• INFORMATION PROVIDED:
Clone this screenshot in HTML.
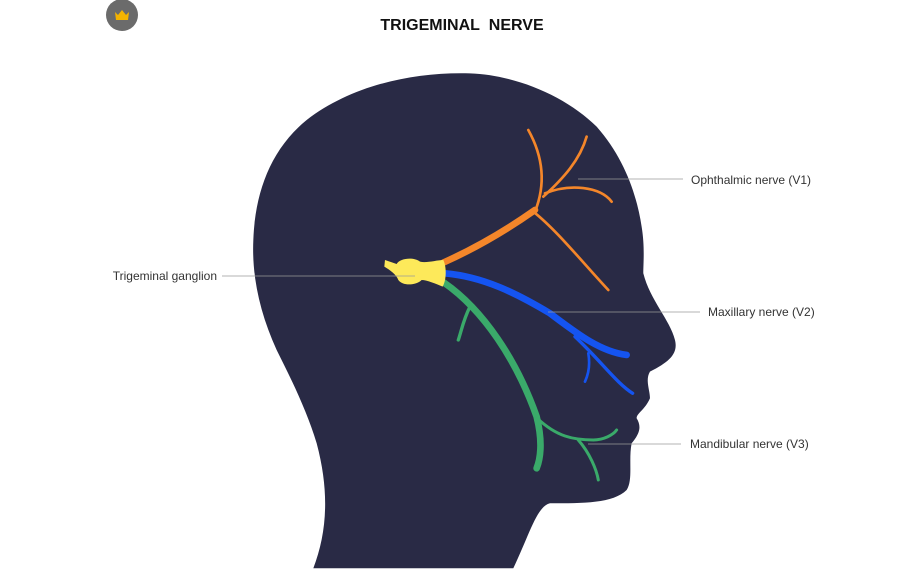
<!DOCTYPE html>
<html><head><meta charset="utf-8"><style>
html,body{margin:0;padding:0;background:#fff;width:923px;height:582px;overflow:hidden}
svg{display:block}
text{font-family:"Liberation Sans",sans-serif}
</style></head><body>
<svg width="923" height="582" viewBox="0 0 923 582" xmlns="http://www.w3.org/2000/svg">
<rect width="923" height="582" fill="#fff"/>
<circle cx="122" cy="15" r="16" fill="#6b6b6b"/>
<path d="M115,12 L118,15 L122,10 L126,15 L129,12 L128,20 L116,20 Z" fill="#f5b400"/>
<text x="462" y="30" text-anchor="middle" font-size="16" font-weight="bold" fill="#111">TRIGEMINAL&#160; NERVE</text>
<g transform="translate(250,60) scale(0.3333)">
<path fill="#292a45" d="M660,40 C800,45 950,110 1040,200 C1120,290 1160,400 1175,500 C1185,560 1180,610 1180,640 C1200,720 1260,780 1275,840 C1285,880 1260,905 1200,935 C1185,960 1200,990 1200,1015 C1185,1050 1160,1060 1160,1075 C1175,1100 1170,1120 1145,1150 C1135,1200 1150,1260 1130,1290 C1090,1330 1000,1330 900,1330 C860,1340 840,1420 790,1525 L190,1525 C230,1420 240,1300 200,1150 C170,1050 120,950 80,870 C30,760 5,650 10,540 C15,400 60,270 170,180 C300,80 480,35 660,40 Z"/>
<g fill="none" stroke-linecap="round">
<path d="M580,608 Q720,545 855,450" stroke="#f4862a" stroke-width="20"/>
<path d="M855,455 C885,380 885,300 835,210" stroke="#f4862a" stroke-width="8"/>
<path d="M880,410 C940,355 990,300 1010,230" stroke="#f4862a" stroke-width="8"/>
<path d="M885,400 C960,370 1050,380 1085,425" stroke="#f4862a" stroke-width="8"/>
<path d="M850,455 C920,510 1000,610 1075,690" stroke="#f4862a" stroke-width="8"/>
<path d="M585,640 C700,650 800,700 900,760 C980,820 1050,875 1130,885" stroke="#1554f0" stroke-width="20"/>
<path d="M975,830 C1050,900 1100,970 1148,1000" stroke="#1554f0" stroke-width="10"/>
<path d="M1015,880 C1022,920 1012,950 1005,965" stroke="#1554f0" stroke-width="8"/>
<path d="M582,668 C700,750 800,900 860,1070 C880,1150 870,1200 860,1225" stroke="#3aaa6a" stroke-width="20"/>
<path d="M862,1075 C920,1130 970,1140 1030,1140 C1060,1140 1090,1125 1100,1110" stroke="#3aaa6a" stroke-width="9"/>
<path d="M985,1140 C1020,1180 1040,1230 1045,1260" stroke="#3aaa6a" stroke-width="9"/>
<path d="M660,740 C640,780 635,810 625,840" stroke="#3aaa6a" stroke-width="10"/>
</g>
<path fill="#fde95a" d="M405,600 L440,612 C450,595 490,590 510,605 C530,610 560,600 580,600 C590,620 590,660 578,680 C560,672 530,660 515,660 C500,675 460,680 445,660 C440,645 420,630 403,620 Z"/>
</g>
<g stroke="#9a9a9a" stroke-width="0.8">
<line x1="578" y1="179" x2="683" y2="179"/>
<line x1="548" y1="312" x2="700" y2="312"/>
<line x1="588" y1="444" x2="681" y2="444"/>
<line x1="222" y1="276" x2="415" y2="276"/>
</g>
<g font-size="12" fill="#333">
<text x="691" y="184">Ophthalmic nerve (V1)</text>
<text x="708" y="316">Maxillary nerve (V2)</text>
<text x="690" y="448">Mandibular nerve (V3)</text>
<text x="217" y="280" text-anchor="end">Trigeminal ganglion</text>
</g>
</svg>
</body></html>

• WHAT THE TASK REQUIRES: Reproduce each line word for word and drop the pictures.

• EXERCISE ANSWER:
Clone this screenshot in HTML.
<!DOCTYPE html>
<html><head><meta charset="utf-8"><style>
html,body{margin:0;padding:0;background:#fff;width:923px;height:582px;overflow:hidden}
svg{display:block}
text{font-family:"Liberation Sans",sans-serif}
</style></head><body>
<svg width="923" height="582" viewBox="0 0 923 582" xmlns="http://www.w3.org/2000/svg">
<rect width="923" height="582" fill="#fff"/>
<circle cx="122" cy="15" r="16" fill="#6b6b6b"/>
<path d="M115,12 L118,15 L122,10 L126,15 L129,12 L128,20 L116,20 Z" fill="#f5b400"/>
<text x="462" y="30" text-anchor="middle" font-size="16" font-weight="bold" fill="#111">TRIGEMINAL&#160; NERVE</text>
<g transform="translate(250,60) scale(0.3333)">
<path fill="#292a45" d="M660,40 C800,45 950,110 1040,200 C1120,290 1160,400 1175,500 C1185,560 1180,610 1180,640 C1200,720 1260,780 1275,840 C1285,880 1260,905 1200,935 C1185,960 1200,990 1200,1015 C1185,1050 1160,1060 1160,1075 C1175,1100 1170,1120 1145,1150 C1135,1200 1150,1260 1130,1290 C1090,1330 1000,1330 900,1330 C860,1340 840,1420 790,1525 L190,1525 C230,1420 240,1300 200,1150 C170,1050 120,950 80,870 C30,760 5,650 10,540 C15,400 60,270 170,180 C300,80 480,35 660,40 Z"/>
<g fill="none" stroke-linecap="round">
<path d="M580,608 Q720,545 855,450" stroke="#f4862a" stroke-width="20"/>
<path d="M855,455 C885,380 885,300 835,210" stroke="#f4862a" stroke-width="8"/>
<path d="M880,410 C940,355 990,300 1010,230" stroke="#f4862a" stroke-width="8"/>
<path d="M885,400 C960,370 1050,380 1085,425" stroke="#f4862a" stroke-width="8"/>
<path d="M850,455 C920,510 1000,610 1075,690" stroke="#f4862a" stroke-width="8"/>
<path d="M585,640 C700,650 800,700 900,760 C980,820 1050,875 1130,885" stroke="#1554f0" stroke-width="20"/>
<path d="M975,830 C1050,900 1100,970 1148,1000" stroke="#1554f0" stroke-width="10"/>
<path d="M1015,880 C1022,920 1012,950 1005,965" stroke="#1554f0" stroke-width="8"/>
<path d="M582,668 C700,750 800,900 860,1070 C880,1150 870,1200 860,1225" stroke="#3aaa6a" stroke-width="20"/>
<path d="M862,1075 C920,1130 970,1140 1030,1140 C1060,1140 1090,1125 1100,1110" stroke="#3aaa6a" stroke-width="9"/>
<path d="M985,1140 C1020,1180 1040,1230 1045,1260" stroke="#3aaa6a" stroke-width="9"/>
<path d="M660,740 C640,780 635,810 625,840" stroke="#3aaa6a" stroke-width="10"/>
</g>
<path fill="#fde95a" d="M405,600 L440,612 C450,595 490,590 510,605 C530,610 560,600 580,600 C590,620 590,660 578,680 C560,672 530,660 515,660 C500,675 460,680 445,660 C440,645 420,630 403,620 Z"/>
</g>
<g stroke="#9a9a9a" stroke-width="0.8">
<line x1="578" y1="179" x2="683" y2="179"/>
<line x1="548" y1="312" x2="700" y2="312"/>
<line x1="588" y1="444" x2="681" y2="444"/>
<line x1="222" y1="276" x2="415" y2="276"/>
</g>
<g font-size="12" fill="#333">
<text x="691" y="184">Ophthalmic nerve (V1)</text>
<text x="708" y="316">Maxillary nerve (V2)</text>
<text x="690" y="448">Mandibular nerve (V3)</text>
<text x="217" y="280" text-anchor="end">Trigeminal ganglion</text>
</g>
</svg>
</body></html>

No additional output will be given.